--- Begin Provided records ---
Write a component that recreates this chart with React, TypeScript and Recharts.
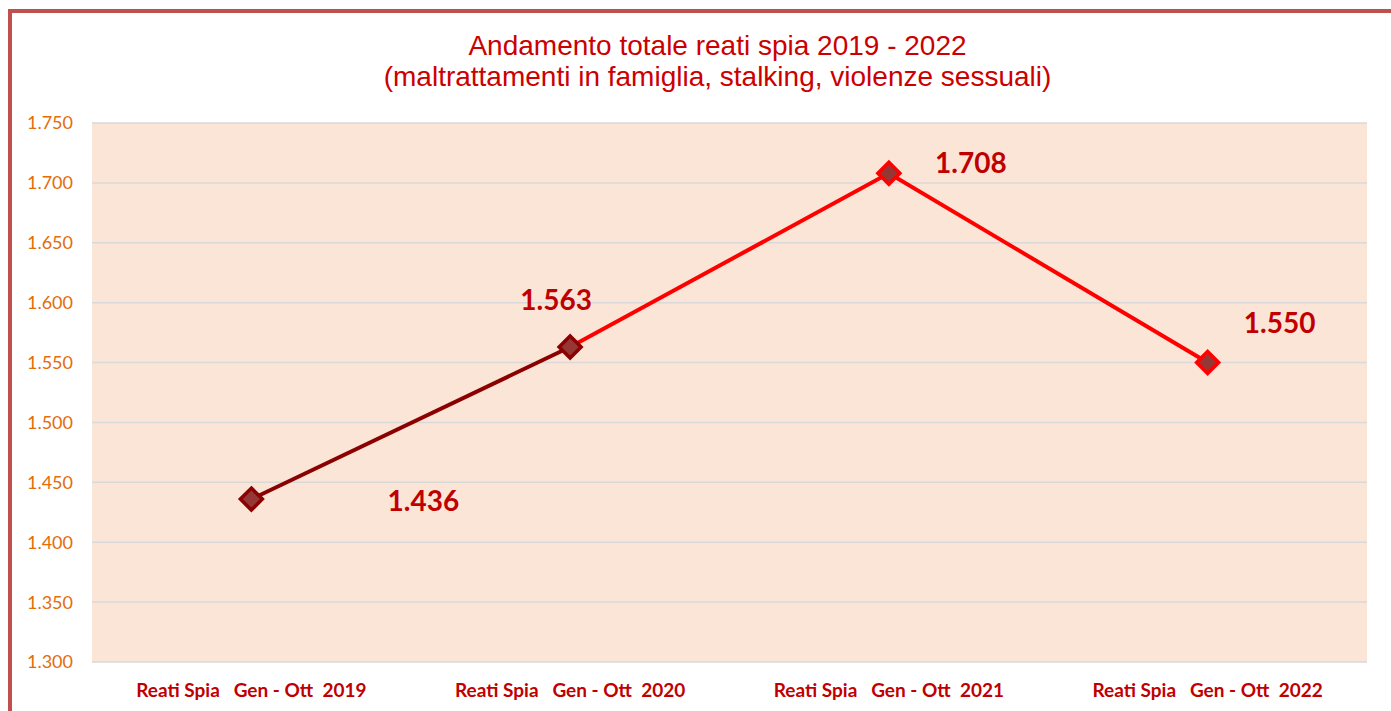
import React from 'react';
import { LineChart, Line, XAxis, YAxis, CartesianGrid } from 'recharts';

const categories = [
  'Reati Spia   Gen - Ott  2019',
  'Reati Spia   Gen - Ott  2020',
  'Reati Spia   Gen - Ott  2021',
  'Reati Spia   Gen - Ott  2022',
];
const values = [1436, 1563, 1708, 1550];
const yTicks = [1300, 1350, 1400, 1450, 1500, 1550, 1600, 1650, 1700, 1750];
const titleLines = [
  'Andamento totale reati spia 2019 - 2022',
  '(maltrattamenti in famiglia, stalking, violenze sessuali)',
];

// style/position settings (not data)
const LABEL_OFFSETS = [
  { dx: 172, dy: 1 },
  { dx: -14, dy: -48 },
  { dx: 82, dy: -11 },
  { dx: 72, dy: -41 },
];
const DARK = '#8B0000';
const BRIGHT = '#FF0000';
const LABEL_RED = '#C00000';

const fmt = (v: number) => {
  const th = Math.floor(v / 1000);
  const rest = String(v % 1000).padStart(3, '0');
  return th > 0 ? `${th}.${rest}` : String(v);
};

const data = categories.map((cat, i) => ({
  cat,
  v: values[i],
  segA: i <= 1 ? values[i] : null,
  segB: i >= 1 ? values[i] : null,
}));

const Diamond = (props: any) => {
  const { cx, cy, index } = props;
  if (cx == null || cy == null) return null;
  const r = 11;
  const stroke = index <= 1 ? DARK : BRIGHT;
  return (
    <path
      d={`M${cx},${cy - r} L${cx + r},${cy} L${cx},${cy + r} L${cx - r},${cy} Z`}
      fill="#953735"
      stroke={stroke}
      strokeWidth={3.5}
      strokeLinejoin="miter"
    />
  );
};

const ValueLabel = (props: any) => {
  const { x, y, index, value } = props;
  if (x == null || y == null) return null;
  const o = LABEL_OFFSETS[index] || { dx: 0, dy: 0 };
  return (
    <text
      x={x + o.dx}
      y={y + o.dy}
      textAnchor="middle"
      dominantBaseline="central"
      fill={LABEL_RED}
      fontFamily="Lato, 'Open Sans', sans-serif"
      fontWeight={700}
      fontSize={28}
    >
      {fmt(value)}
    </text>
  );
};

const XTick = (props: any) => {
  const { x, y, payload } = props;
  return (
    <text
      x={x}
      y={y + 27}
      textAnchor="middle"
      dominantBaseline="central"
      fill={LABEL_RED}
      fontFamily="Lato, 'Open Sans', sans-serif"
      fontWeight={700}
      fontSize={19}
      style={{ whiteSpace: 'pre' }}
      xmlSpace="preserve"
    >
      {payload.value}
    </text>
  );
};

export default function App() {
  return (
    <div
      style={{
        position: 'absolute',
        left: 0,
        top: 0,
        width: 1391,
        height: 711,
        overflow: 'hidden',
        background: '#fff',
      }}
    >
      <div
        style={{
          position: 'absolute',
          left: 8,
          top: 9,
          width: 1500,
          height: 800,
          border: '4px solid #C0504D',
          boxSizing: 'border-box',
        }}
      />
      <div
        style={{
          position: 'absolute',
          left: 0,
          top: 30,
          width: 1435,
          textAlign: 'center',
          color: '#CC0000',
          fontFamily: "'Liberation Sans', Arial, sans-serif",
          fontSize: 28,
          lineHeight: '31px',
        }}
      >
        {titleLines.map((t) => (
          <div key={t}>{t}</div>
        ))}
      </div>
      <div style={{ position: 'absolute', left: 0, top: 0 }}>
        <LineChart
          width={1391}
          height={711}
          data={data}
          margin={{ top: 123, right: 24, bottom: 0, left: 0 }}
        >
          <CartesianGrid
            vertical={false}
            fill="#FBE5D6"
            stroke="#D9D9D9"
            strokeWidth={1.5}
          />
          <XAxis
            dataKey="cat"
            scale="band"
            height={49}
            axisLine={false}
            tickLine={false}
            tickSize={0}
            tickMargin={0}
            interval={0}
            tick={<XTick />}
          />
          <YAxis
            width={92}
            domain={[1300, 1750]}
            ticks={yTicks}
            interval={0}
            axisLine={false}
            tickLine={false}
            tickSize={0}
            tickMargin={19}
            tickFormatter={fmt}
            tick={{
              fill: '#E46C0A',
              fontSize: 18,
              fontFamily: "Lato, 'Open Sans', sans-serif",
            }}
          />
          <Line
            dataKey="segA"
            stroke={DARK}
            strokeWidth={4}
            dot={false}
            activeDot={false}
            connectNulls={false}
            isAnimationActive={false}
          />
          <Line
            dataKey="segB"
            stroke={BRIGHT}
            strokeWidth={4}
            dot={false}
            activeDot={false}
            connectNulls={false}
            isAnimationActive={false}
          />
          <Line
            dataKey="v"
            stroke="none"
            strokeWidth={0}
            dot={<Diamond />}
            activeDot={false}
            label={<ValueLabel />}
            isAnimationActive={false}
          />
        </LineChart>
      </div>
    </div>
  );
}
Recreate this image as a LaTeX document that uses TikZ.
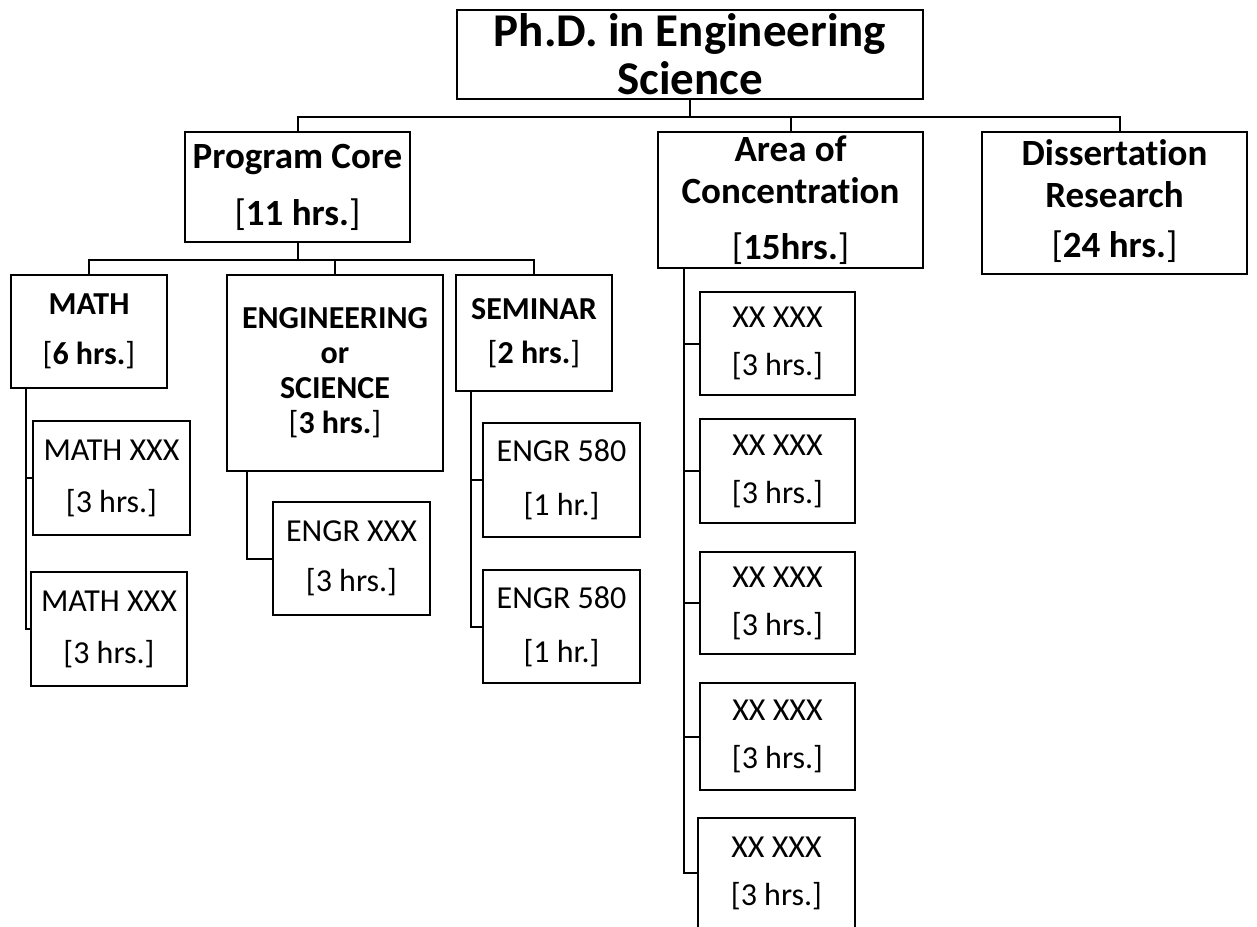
--- End Provided records ---
**Task instructions:** Copy and report every line where the word "that" is present.

**Answer in full:**
Write a component that recreates this chart with React, TypeScript and Recharts.
Recreate this image as a LaTeX document that uses TikZ.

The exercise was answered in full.